Wilkinson, who has two master’s degrees, says many people are unable to readily find work when they get out of prison.
“Absolutely, I am an exception,” says Wilkinson. "When you have graduate-level education, in terms of the percentage of the population in prison, it’s less than one percent. Most people are extremely socially, educationally, financially disadvantaged. They experience extreme barriers in their transition to freedom, so that’s one of the things the summit will address, is how we help people transition from prison to freedom.”
Rev. Dr. George Walters-Sleyon, founder and executive director of The Center for Church and Prison out of Boston, is a nationally known advocate and author on this issue. He will also be one of the keynote speakers giving a national prospective.
Wichita social worker Nancy Jackson will talk about helping the children of incarcerated families. Wilkinson says it’s an area that needs a lot of attention.

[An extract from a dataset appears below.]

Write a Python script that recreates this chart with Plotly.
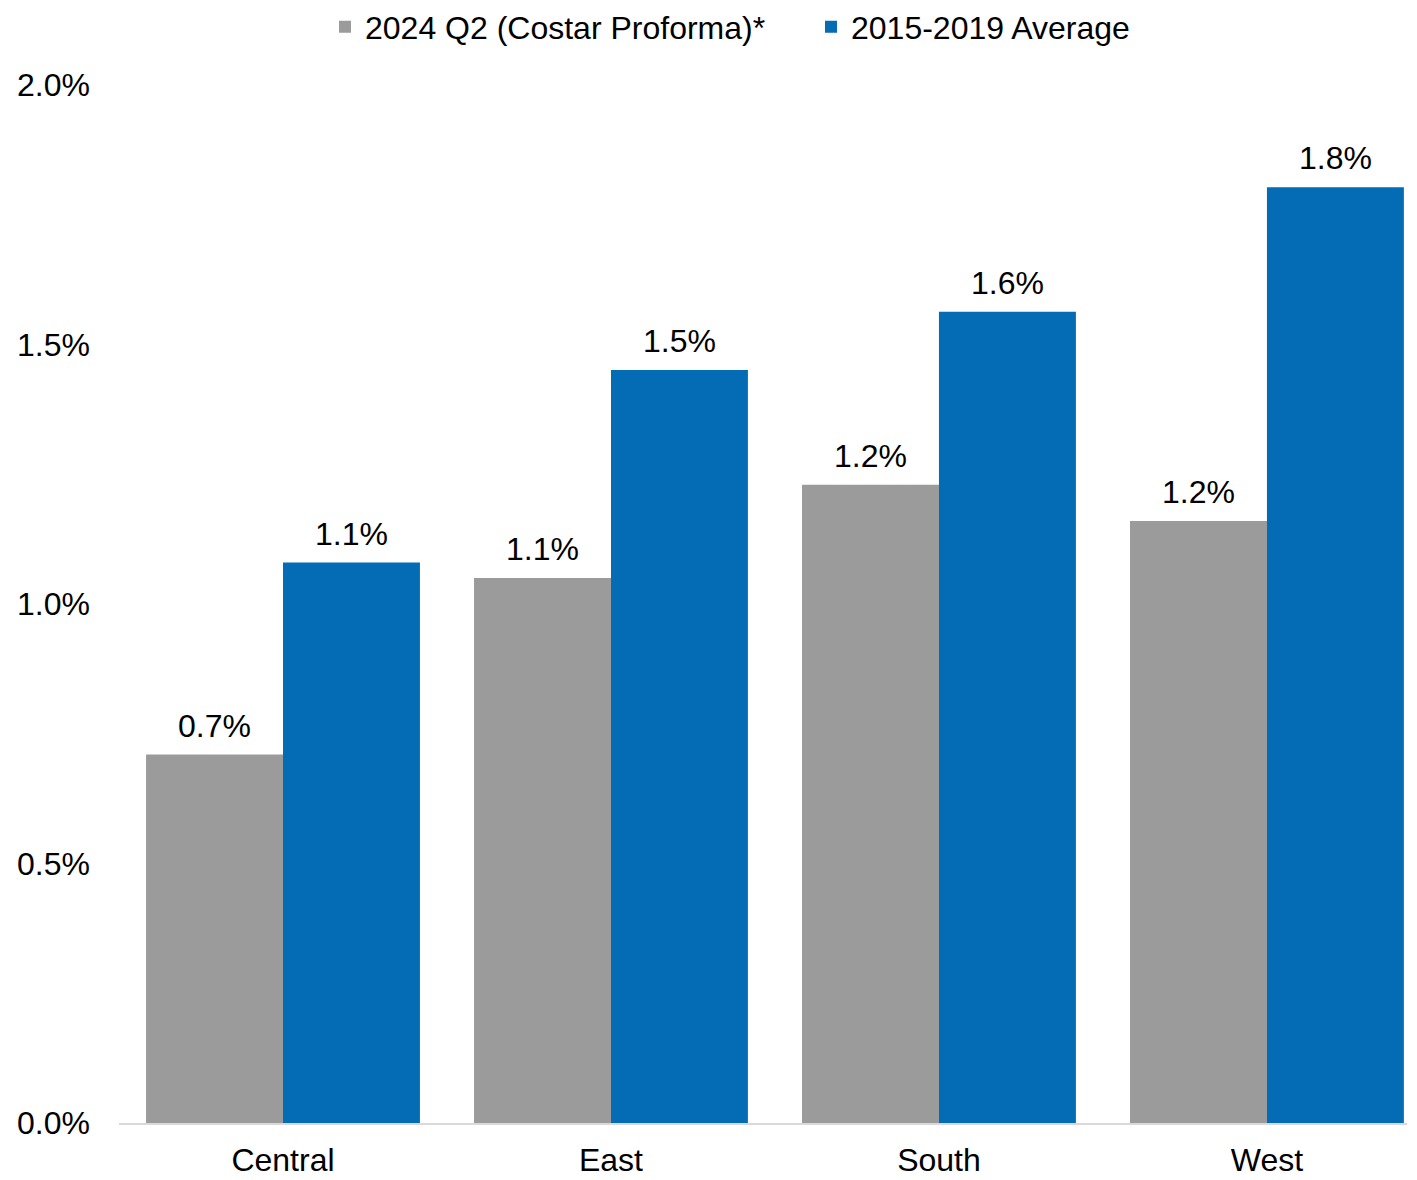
import plotly.graph_objects as go

categories = ["Central", "East", "South", "West"]
q2_2024 = [0.71, 1.05, 1.23, 1.16]
avg_2015_2019 = [1.08, 1.451, 1.563, 1.803]
series_names = ["2024 Q2 (Costar Proforma)*", "2015-2019 Average"]
tick_vals = [0.0, 0.5, 1.0, 1.5, 2.0]

FONT = "Liberation Sans, Arial, sans-serif"
GRAY = "#9B9B9B"
BLUE = "#046BB5"
FS = 32

fig = go.Figure()
for name, vals, color, grp in [
    (series_names[0], q2_2024, GRAY, "a"),
    (series_names[1], avg_2015_2019, BLUE, "b"),
]:
    fig.add_trace(go.Bar(
        x=categories, y=vals, name=name, offsetgroup=grp,
        marker=dict(color=color, line=dict(width=0)),
        hoverinfo="x+y",
    ))
for vals, grp in [(q2_2024, "a"), (avg_2015_2019, "b")]:
    fig.add_trace(go.Scatter(
        x=categories, y=vals, offsetgroup=grp, mode="markers+text",
        marker=dict(size=14, opacity=0),
        texttemplate="%{y:.1f}%", textposition="top center",
        textfont=dict(family=FONT, size=FS, color="black"),
        showlegend=False, hoverinfo="skip", cliponaxis=False,
    ))

W, H = 1409, 1172
fig.update_layout(
    width=W, height=H,
    margin=dict(l=111, r=10, t=77, b=57),
    paper_bgcolor="white", plot_bgcolor="white",
    barmode="group", bargap=0.165, bargroupgap=0,
    scattermode="group", scattergap=0.165,
    font=dict(family=FONT, size=FS, color="black"),
    showlegend=True,
    legend=dict(
        orientation="h",
        xref="container", x=317 / W, xanchor="left",
        yref="container", y=1 - 19 / H, yanchor="middle",
        font=dict(family=FONT, size=FS, color="black"),
        traceorder="normal", itemwidth=30, entrywidth=441,
    ),
)
fig.update_xaxes(
    range=[-0.5, 3.427], showgrid=False, automargin=False,
    showline=True, linecolor="#D9D9D9", linewidth=2,
    ticks="", ticklabelstandoff=8,
    tickfont=dict(family=FONT, size=FS, color="black"),
)
fig.update_yaxes(
    range=[0, 2.0], tickvals=tick_vals, ticktext=[f"{v:.1f}%" for v in tick_vals],
    showgrid=False, zeroline=False, showline=False, automargin=False,
    ticks="", ticklabelstandoff=28,
    tickfont=dict(family=FONT, size=FS, color="black"),
)

fig.write_html("out.html")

“It’s just saddens me so much because you know the children of incarcerated parents are much more likely to end up themselves in prison,” he says.
Wilkinson hopes churches or other organizations will help in this area. Big Brothers Big Sisters is an example of one organization doing exactly that. They have a program called Amachi, which focuses on youth dealing with shame and economic issues, the things that children of incarcerated adults experience.
Wilkinson says prison issues impact everyone because more than a thousand people return from prison to Sedgwick County every year. By helping them find jobs and become productive citizens, their risk of recidivism is reduced, which impacts both the person and their families.
“Well, if you just look at the nation as a whole, we have 2.3 million incarcerated human beings, citizens of our country. We represent 25 percent of the global prison population and while we are only 5 percent of the global population. We have an addiction to incarceration that is ineffective, that is destroying families that is destroying communities and in the state of Kansas, between county and state prisons, we have over 20 thousand human beings locked up.”
Wilkinson says most of these people are non-violent offenders who need some help transitioning their lives and incarceration is not effective in doing that. He sees the summit as a way to come together as a community and talk about the issue.
The National Prison Summit is scheduled for May 17 - 19 in Wichita at St. Mark United Methodist Church.